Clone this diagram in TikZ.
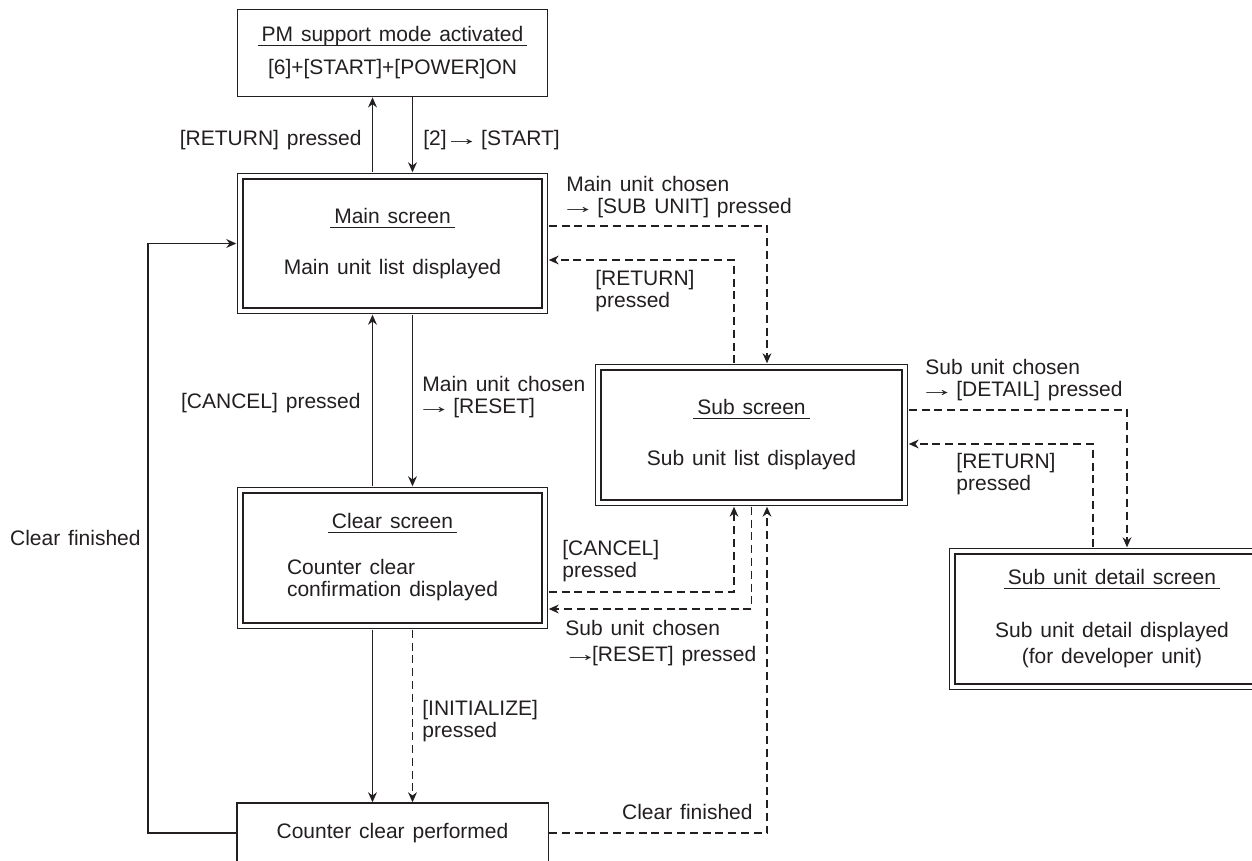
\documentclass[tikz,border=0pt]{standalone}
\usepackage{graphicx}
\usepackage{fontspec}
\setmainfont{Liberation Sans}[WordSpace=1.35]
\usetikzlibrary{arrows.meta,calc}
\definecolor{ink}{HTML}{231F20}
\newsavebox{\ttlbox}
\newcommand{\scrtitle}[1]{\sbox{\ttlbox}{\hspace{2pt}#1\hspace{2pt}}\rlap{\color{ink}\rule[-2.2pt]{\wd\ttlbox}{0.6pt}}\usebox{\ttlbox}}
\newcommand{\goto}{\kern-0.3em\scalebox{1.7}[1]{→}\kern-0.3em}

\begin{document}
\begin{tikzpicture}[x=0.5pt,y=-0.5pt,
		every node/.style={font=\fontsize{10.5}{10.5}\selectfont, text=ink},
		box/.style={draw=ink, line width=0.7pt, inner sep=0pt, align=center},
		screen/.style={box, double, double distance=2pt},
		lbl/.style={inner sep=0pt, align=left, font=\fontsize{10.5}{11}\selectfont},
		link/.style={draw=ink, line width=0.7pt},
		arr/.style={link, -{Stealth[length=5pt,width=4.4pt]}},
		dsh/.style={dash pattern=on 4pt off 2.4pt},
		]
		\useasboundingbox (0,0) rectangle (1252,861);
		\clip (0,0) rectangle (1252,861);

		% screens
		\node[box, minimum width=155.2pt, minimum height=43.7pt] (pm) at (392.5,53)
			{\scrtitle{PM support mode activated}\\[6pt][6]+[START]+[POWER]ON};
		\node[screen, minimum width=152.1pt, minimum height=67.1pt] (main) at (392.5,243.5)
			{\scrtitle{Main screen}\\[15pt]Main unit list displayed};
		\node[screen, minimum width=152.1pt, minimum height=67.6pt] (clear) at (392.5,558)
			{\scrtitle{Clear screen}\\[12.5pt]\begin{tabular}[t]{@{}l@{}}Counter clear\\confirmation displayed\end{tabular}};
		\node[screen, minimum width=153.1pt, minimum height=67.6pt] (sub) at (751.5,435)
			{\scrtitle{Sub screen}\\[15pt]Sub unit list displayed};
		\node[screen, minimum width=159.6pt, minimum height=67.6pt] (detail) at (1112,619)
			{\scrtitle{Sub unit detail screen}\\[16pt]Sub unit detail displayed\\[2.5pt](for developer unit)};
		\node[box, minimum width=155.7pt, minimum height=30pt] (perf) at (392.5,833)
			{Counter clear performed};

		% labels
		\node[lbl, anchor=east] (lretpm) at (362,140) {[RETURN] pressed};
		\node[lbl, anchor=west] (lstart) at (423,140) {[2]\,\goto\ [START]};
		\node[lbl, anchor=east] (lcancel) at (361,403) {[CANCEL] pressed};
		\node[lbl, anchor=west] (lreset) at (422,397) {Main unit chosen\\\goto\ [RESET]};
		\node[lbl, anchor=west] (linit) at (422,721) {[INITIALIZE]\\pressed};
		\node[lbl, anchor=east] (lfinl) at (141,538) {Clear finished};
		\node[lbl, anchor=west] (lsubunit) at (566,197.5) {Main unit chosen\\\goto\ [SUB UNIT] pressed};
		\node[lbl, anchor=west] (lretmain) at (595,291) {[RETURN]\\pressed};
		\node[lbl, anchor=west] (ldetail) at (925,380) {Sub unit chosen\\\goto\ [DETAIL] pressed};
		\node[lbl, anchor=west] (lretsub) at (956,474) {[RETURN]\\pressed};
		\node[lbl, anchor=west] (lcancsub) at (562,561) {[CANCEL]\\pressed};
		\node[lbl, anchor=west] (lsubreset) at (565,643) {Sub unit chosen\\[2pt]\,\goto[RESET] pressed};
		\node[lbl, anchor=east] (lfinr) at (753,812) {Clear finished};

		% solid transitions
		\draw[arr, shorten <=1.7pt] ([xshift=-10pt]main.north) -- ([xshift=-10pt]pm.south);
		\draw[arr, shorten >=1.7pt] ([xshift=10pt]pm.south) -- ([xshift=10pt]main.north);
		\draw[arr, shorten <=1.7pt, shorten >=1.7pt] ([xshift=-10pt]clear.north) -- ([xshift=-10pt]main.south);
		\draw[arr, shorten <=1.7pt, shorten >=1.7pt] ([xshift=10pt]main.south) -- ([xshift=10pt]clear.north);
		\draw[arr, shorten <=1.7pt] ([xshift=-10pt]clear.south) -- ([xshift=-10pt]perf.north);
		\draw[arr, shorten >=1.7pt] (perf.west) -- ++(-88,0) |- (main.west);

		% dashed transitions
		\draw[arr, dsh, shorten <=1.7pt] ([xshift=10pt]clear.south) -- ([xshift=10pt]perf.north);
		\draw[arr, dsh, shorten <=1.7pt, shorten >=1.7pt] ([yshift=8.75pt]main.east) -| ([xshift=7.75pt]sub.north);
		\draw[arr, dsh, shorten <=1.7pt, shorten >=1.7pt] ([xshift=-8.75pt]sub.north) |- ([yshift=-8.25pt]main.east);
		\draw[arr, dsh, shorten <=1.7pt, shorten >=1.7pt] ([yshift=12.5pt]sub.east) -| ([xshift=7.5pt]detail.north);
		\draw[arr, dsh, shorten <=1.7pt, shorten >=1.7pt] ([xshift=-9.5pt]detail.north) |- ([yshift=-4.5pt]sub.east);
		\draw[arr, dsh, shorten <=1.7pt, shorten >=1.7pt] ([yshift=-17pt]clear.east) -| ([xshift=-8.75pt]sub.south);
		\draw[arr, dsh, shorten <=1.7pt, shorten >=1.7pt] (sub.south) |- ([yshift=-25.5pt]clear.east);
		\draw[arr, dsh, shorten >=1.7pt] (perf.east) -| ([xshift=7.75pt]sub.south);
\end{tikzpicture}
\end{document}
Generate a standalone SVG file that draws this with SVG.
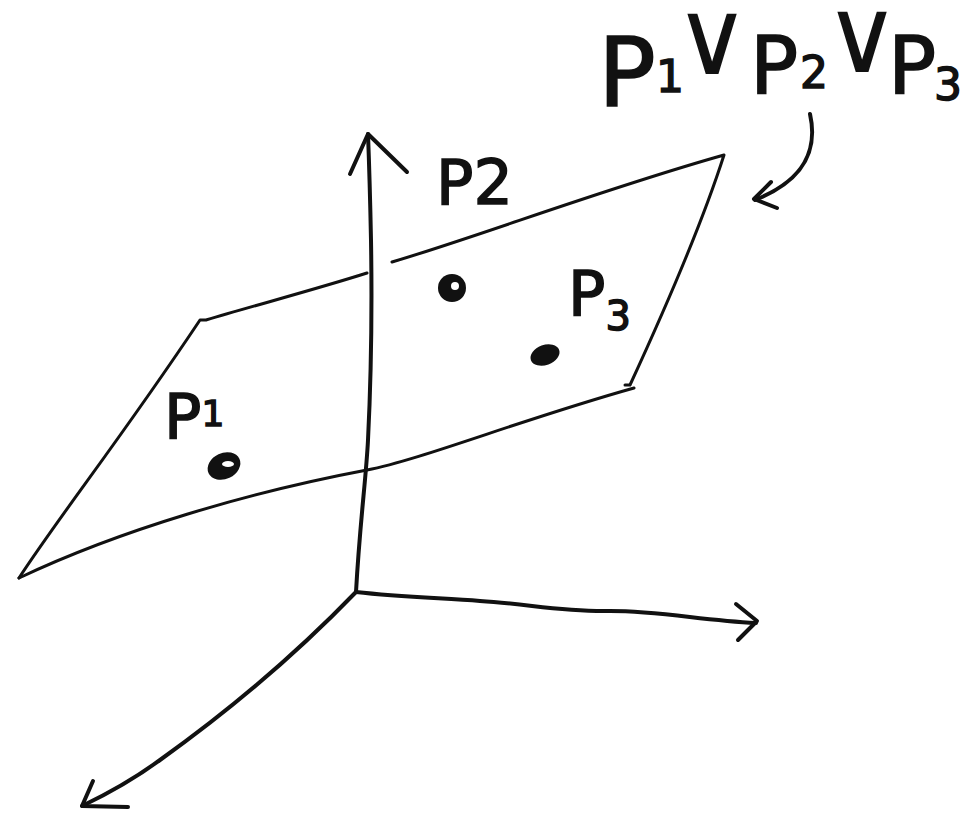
########################################
## Short task
Copy the records above exactly, omitting every picture.

## Solution
Clone this diagram in TikZ.
\documentclass[tikz,border=0pt]{standalone}
\usepackage{graphicx}
\usepackage{fontspec}
\setmainfont{Liberation Sans}[WordSpace=1.35]
\usetikzlibrary{arrows.meta,calc}
\definecolor{ink}{HTML}{231F20}
\newsavebox{\ttlbox}
\newcommand{\scrtitle}[1]{\sbox{\ttlbox}{\hspace{2pt}#1\hspace{2pt}}\rlap{\color{ink}\rule[-2.2pt]{\wd\ttlbox}{0.6pt}}\usebox{\ttlbox}}
\newcommand{\goto}{\kern-0.3em\scalebox{1.7}[1]{→}\kern-0.3em}

\begin{document}
\begin{tikzpicture}[x=0.5pt,y=-0.5pt,
		every node/.style={font=\fontsize{10.5}{10.5}\selectfont, text=ink},
		box/.style={draw=ink, line width=0.7pt, inner sep=0pt, align=center},
		screen/.style={box, double, double distance=2pt},
		lbl/.style={inner sep=0pt, align=left, font=\fontsize{10.5}{11}\selectfont},
		link/.style={draw=ink, line width=0.7pt},
		arr/.style={link, -{Stealth[length=5pt,width=4.4pt]}},
		dsh/.style={dash pattern=on 4pt off 2.4pt},
		]
		\useasboundingbox (0,0) rectangle (1252,861);
		\clip (0,0) rectangle (1252,861);

		% screens
		\node[box, minimum width=155.2pt, minimum height=43.7pt] (pm) at (392.5,53)
			{\scrtitle{PM support mode activated}\\[6pt][6]+[START]+[POWER]ON};
		\node[screen, minimum width=152.1pt, minimum height=67.1pt] (main) at (392.5,243.5)
			{\scrtitle{Main screen}\\[15pt]Main unit list displayed};
		\node[screen, minimum width=152.1pt, minimum height=67.6pt] (clear) at (392.5,558)
			{\scrtitle{Clear screen}\\[12.5pt]\begin{tabular}[t]{@{}l@{}}Counter clear\\confirmation displayed\end{tabular}};
		\node[screen, minimum width=153.1pt, minimum height=67.6pt] (sub) at (751.5,435)
			{\scrtitle{Sub screen}\\[15pt]Sub unit list displayed};
		\node[screen, minimum width=159.6pt, minimum height=67.6pt] (detail) at (1112,619)
			{\scrtitle{Sub unit detail screen}\\[16pt]Sub unit detail displayed\\[2.5pt](for developer unit)};
		\node[box, minimum width=155.7pt, minimum height=30pt] (perf) at (392.5,833)
			{Counter clear performed};

		% labels
		\node[lbl, anchor=east] (lretpm) at (362,140) {[RETURN] pressed};
		\node[lbl, anchor=west] (lstart) at (423,140) {[2]\,\goto\ [START]};
		\node[lbl, anchor=east] (lcancel) at (361,403) {[CANCEL] pressed};
		\node[lbl, anchor=west] (lreset) at (422,397) {Main unit chosen\\\goto\ [RESET]};
		\node[lbl, anchor=west] (linit) at (422,721) {[INITIALIZE]\\pressed};
		\node[lbl, anchor=east] (lfinl) at (141,538) {Clear finished};
		\node[lbl, anchor=west] (lsubunit) at (566,197.5) {Main unit chosen\\\goto\ [SUB UNIT] pressed};
		\node[lbl, anchor=west] (lretmain) at (595,291) {[RETURN]\\pressed};
		\node[lbl, anchor=west] (ldetail) at (925,380) {Sub unit chosen\\\goto\ [DETAIL] pressed};
		\node[lbl, anchor=west] (lretsub) at (956,474) {[RETURN]\\pressed};
		\node[lbl, anchor=west] (lcancsub) at (562,561) {[CANCEL]\\pressed};
		\node[lbl, anchor=west] (lsubreset) at (565,643) {Sub unit chosen\\[2pt]\,\goto[RESET] pressed};
		\node[lbl, anchor=east] (lfinr) at (753,812) {Clear finished};

		% solid transitions
		\draw[arr, shorten <=1.7pt] ([xshift=-10pt]main.north) -- ([xshift=-10pt]pm.south);
		\draw[arr, shorten >=1.7pt] ([xshift=10pt]pm.south) -- ([xshift=10pt]main.north);
		\draw[arr, shorten <=1.7pt, shorten >=1.7pt] ([xshift=-10pt]clear.north) -- ([xshift=-10pt]main.south);
		\draw[arr, shorten <=1.7pt, shorten >=1.7pt] ([xshift=10pt]main.south) -- ([xshift=10pt]clear.north);
		\draw[arr, shorten <=1.7pt] ([xshift=-10pt]clear.south) -- ([xshift=-10pt]perf.north);
		\draw[arr, shorten >=1.7pt] (perf.west) -- ++(-88,0) |- (main.west);

		% dashed transitions
		\draw[arr, dsh, shorten <=1.7pt] ([xshift=10pt]clear.south) -- ([xshift=10pt]perf.north);
		\draw[arr, dsh, shorten <=1.7pt, shorten >=1.7pt] ([yshift=8.75pt]main.east) -| ([xshift=7.75pt]sub.north);
		\draw[arr, dsh, shorten <=1.7pt, shorten >=1.7pt] ([xshift=-8.75pt]sub.north) |- ([yshift=-8.25pt]main.east);
		\draw[arr, dsh, shorten <=1.7pt, shorten >=1.7pt] ([yshift=12.5pt]sub.east) -| ([xshift=7.5pt]detail.north);
		\draw[arr, dsh, shorten <=1.7pt, shorten >=1.7pt] ([xshift=-9.5pt]detail.north) |- ([yshift=-4.5pt]sub.east);
		\draw[arr, dsh, shorten <=1.7pt, shorten >=1.7pt] ([yshift=-17pt]clear.east) -| ([xshift=-8.75pt]sub.south);
		\draw[arr, dsh, shorten <=1.7pt, shorten >=1.7pt] (sub.south) |- ([yshift=-25.5pt]clear.east);
		\draw[arr, dsh, shorten >=1.7pt] (perf.east) -| ([xshift=7.75pt]sub.south);
\end{tikzpicture}
\end{document}
Generate a standalone SVG file that draws this with SVG.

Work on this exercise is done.